### Problem to solve
Copy out each line in the material below that has the word "chart".

### Provided material
***

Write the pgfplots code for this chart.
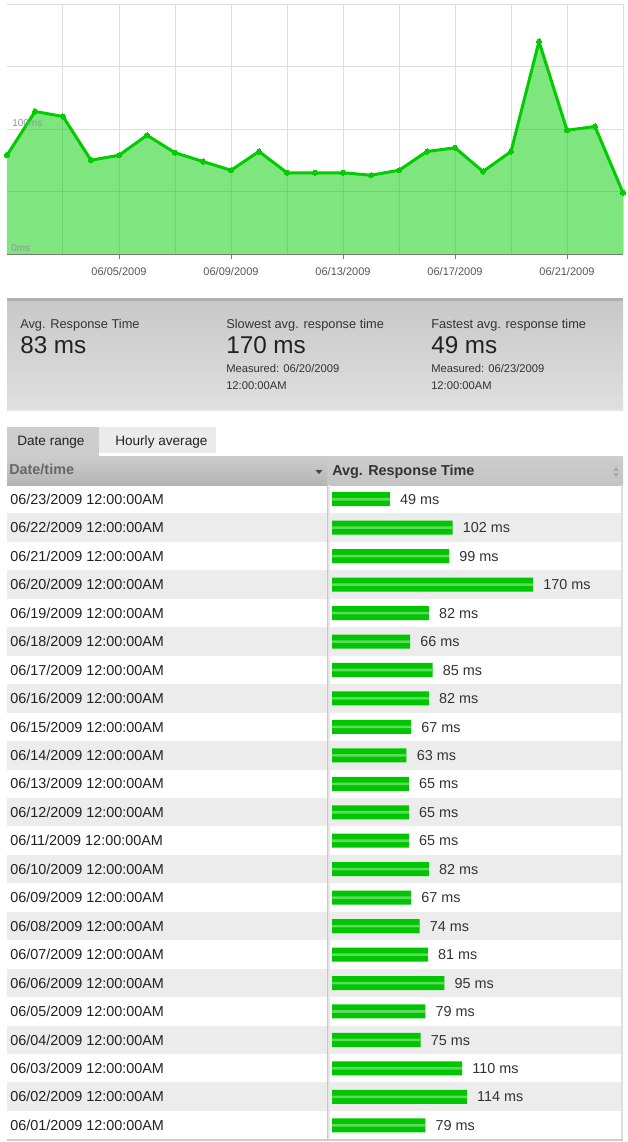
\documentclass[border=0pt]{standalone}
\usepackage{fontspec}
\setmainfont{Liberation Sans}
\usepackage{pgfplots}
\pgfplotsset{compat=1.18}
\usepackage{pgfplotstable}

\definecolor{lineg}{HTML}{00CC00}
\definecolor{barg}{HTML}{00C600}
\definecolor{barstripe}{HTML}{5FD95F}
\definecolor{gridc}{HTML}{DDDDDD}
\definecolor{axisc}{HTML}{777777}
\definecolor{tickc}{HTML}{555555}
\definecolor{labc}{HTML}{959595}
\definecolor{rowgray}{HTML}{ECECEC}
\definecolor{panelTop}{HTML}{C8C8C8}
\definecolor{panelBot}{HTML}{DFDFDF}
\definecolor{panelBorder}{HTML}{B0B0B0}
\definecolor{panelEdge}{HTML}{E4E4E4}
\definecolor{hdrTop}{HTML}{CDCDCD}
\definecolor{hdrBot}{HTML}{C4C4C4}
\definecolor{hdrLBot}{HTML}{B4B4B4}
\definecolor{tabTwo}{HTML}{EBEBEB}
\definecolor{divc}{HTML}{C8C8C8}
\definecolor{divl}{HTML}{E6E6E6}
\definecolor{edgec}{HTML}{DDDDDD}
\definecolor{bordc}{HTML}{CCCCCC}
\definecolor{arrowd}{HTML}{444444}
\definecolor{arrowl}{HTML}{AAAAAA}
\definecolor{txt}{HTML}{222222}
\definecolor{txtb}{HTML}{333333}
\definecolor{hdrgray}{HTML}{666666}

\pgfplotstableread[col sep=comma]{
day,ms,label
1,79,06/01/2009 12:00:00AM
2,114,06/02/2009 12:00:00AM
3,110,06/03/2009 12:00:00AM
4,75,06/04/2009 12:00:00AM
5,79,06/05/2009 12:00:00AM
6,95,06/06/2009 12:00:00AM
7,81,06/07/2009 12:00:00AM
8,74,06/08/2009 12:00:00AM
9,67,06/09/2009 12:00:00AM
10,82,06/10/2009 12:00:00AM
11,65,06/11/2009 12:00:00AM
12,65,06/12/2009 12:00:00AM
13,65,06/13/2009 12:00:00AM
14,63,06/14/2009 12:00:00AM
15,67,06/15/2009 12:00:00AM
16,82,06/16/2009 12:00:00AM
17,85,06/17/2009 12:00:00AM
18,66,06/18/2009 12:00:00AM
19,82,06/19/2009 12:00:00AM
20,170,06/20/2009 12:00:00AM
21,99,06/21/2009 12:00:00AM
22,102,06/22/2009 12:00:00AM
23,49,06/23/2009 12:00:00AM
}\data

\newcommand\fs[1]{\fontsize{#1}{#1}\selectfont}

\begin{document}
\begin{tikzpicture}
\begin{scope}[x=0.75pt,y=-0.75pt]
\useasboundingbox (0,0) rectangle (628,1142);
\fill[white] (0,0) rectangle (628,1142);
% summary panel
\shade[top color=panelTop, bottom color=panelBot] (7,299) rectangle (623,410);
\fill[panelBorder] (7,298) rectangle (623,300.5);
\fill[panelEdge] (7,408.5) rectangle (623,410.5);
\node[anchor=base west, inner sep=0pt, text=txtb, font=\fs{9.6}] at (20,328) {Avg. Response Time};
\node[anchor=base west, inner sep=0pt, text=txt, font=\fs{18.2}] at (20,353) {83 ms};
\node[anchor=base west, inner sep=0pt, text=txtb, font=\fs{9.6}] at (226,328) {Slowest avg. response time};
\node[anchor=base west, inner sep=0pt, text=txt, font=\fs{18.2}] at (226,353) {170 ms};
\node[anchor=base west, inner sep=0pt, text=txtb, font=\fs{8.4}] at (226,372) {Measured: 06/20/2009};
\node[anchor=base west, inner sep=0pt, text=txtb, font=\fs{8.4}] at (226,389) {12:00:00AM};
\node[anchor=base west, inner sep=0pt, text=txtb, font=\fs{9.6}] at (431,328) {Fastest avg. response time};
\node[anchor=base west, inner sep=0pt, text=txt, font=\fs{18.2}] at (431,353) {49 ms};
\node[anchor=base west, inner sep=0pt, text=txtb, font=\fs{8.4}] at (431,372) {Measured: 06/23/2009};
\node[anchor=base west, inner sep=0pt, text=txtb, font=\fs{8.4}] at (431,389) {12:00:00AM};
% tabs
\fill[hdrTop] (7,427) rectangle (99,457);
\fill[tabTwo] (99,427) rectangle (216,453);
\node[anchor=base west, inner sep=0pt, text=txt, font=\fs{10.2}] at (17,445) {Date range};
\node[anchor=base west, inner sep=0pt, text=txt, font=\fs{10.2}] at (115,445) {Hourly average};
% header
\shade[top color=hdrTop, bottom color=hdrBot] (327,456) rectangle (623,485);
\shade[top color=hdrTop, middle color=hdrTop, bottom color=hdrLBot] (7,456) rectangle (327,485);
\node[anchor=base west, inner sep=0pt, text=hdrgray, font=\fs{10.8}\bfseries] at (9,474) {Date/time};
\node[anchor=base west, inner sep=0pt, text=txtb, font=\fs{10.8}\bfseries] at (332,475) {Avg. Response Time};
\fill[arrowd] (315.5,470) -- (322.5,470) -- (319,474) -- cycle;
\fill[arrowl] (613,471) -- (619,471) -- (616,467) -- cycle;
\fill[arrowl] (613,473) -- (619,473) -- (616,477) -- cycle;
% rows
\foreach \i in {1,3,...,21} {
  \fill[rowgray] (7,485+\i*28.45) rectangle (623,485+\i*28.45+28.45);
}
\draw[divc, line width=0.75pt] (327,485) -- (327,1139.5);
\draw[divl, line width=1.5pt] (329,485) -- (329,1139.5);
\draw[edgec, line width=1.5pt] (622,485) -- (622,1139.5);
\draw[bordc, line width=1pt] (7,1140) -- (623,1140);
\coordinate (areaSW) at (7,254);
\coordinate (barNW) at (332,485);
\end{scope}

\begin{pgfinterruptboundingbox}
% area chart
\begin{axis}[at={(areaSW)}, anchor=south west, scale only axis,
  width=462pt, height=187.5pt,
  xmin=1, xmax=23, ymin=0, ymax=200,
  axis x line*=bottom, axis y line*=left,
  axis line style={-},
  x axis line style={draw=axisc, line width=0.75pt},
  y axis line style={draw=none},
  xtick={5,9,13,17,21},
  xticklabels={06/05/2009,06/09/2009,06/13/2009,06/17/2009,06/21/2009},
  minor xtick={3,7,11,15,19,23},
  ytick={0,50,100,150,200}, yticklabels={},
  xmajorgrids, xminorgrids, ymajorgrids,
  major grid style={gridc, line width=0.75pt},
  minor grid style={gridc, line width=0.75pt},
  tick align=outside,
  major tick length=3.75pt, minor tick length=0pt,
  xtick style={draw=axisc, line width=0.75pt},
  ytick style={draw=none},
  xticklabel style={font=\fs{8.25}, text=tickc, anchor=north, inner sep=0pt,
    text height=5.9pt, text depth=0pt, yshift=-6.4pt},
  clip=false,
]
\addplot[draw=none, fill=lineg, fill opacity=0.5] table[x=day,y=ms]{\data} \closedcycle;
\begin{scope}
\clip (rel axis cs:0,0) rectangle (rel axis cs:1,1);
\addplot[lineg, line width=2.25pt, line join=round, mark=*, mark size=1.9pt,
  mark options={fill=lineg, draw=lineg, line width=0pt}] table[x=day,y=ms]{\data};
\end{scope}
\node[anchor=base west, inner sep=0pt, text=labc, font=\fs{7.5}, xshift=3.75pt, yshift=2.25pt] at (axis cs:1,100) {100ms};
\node[anchor=base west, inner sep=0pt, text=labc, font=\fs{7.5}, xshift=3pt, yshift=2.25pt] at (axis cs:1,0) {0ms};
\end{axis}

% bar table
\begin{axis}[at={(barNW)}, anchor=north west, scale only axis,
  width=218.25pt, height=490.9pt,
  xmin=0, xmax=246.1, ymin=0.5, ymax=23.5,
  axis line style={draw=none}, tick style={draw=none},
  xtick=\empty, ytick={1,...,23},
  yticklabels from table={\data}{label},
  yticklabel style={anchor=west, inner sep=0pt, xshift=-241.5pt,
    font=\fs{10.8}, text=txt, text height=7.7pt, text depth=0pt},
  /pgf/number format/assume math mode=true,
  clip=false]
\addplot[xbar, bar width=10.5pt, bar shift=0pt, fill=barg, draw=none,
  point meta=x,
  nodes near coords={\pgfmathprintnumber{\pgfplotspointmeta}~ms},
  every node near coord/.append style={anchor=west, inner sep=0pt, xshift=7.5pt,
    font=\fs{10.8}, text=txtb, text height=7.7pt, text depth=0pt}]
  table[x=ms,y=day]{\data};
\addplot[xbar, bar width=1.9pt, bar shift=0pt, fill=barstripe, draw=none]
  table[x=ms,y=day]{\data};
\end{axis}
\end{pgfinterruptboundingbox}
\end{tikzpicture}
\end{document}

***

### Output
Write the pgfplots code for this chart.
% area chart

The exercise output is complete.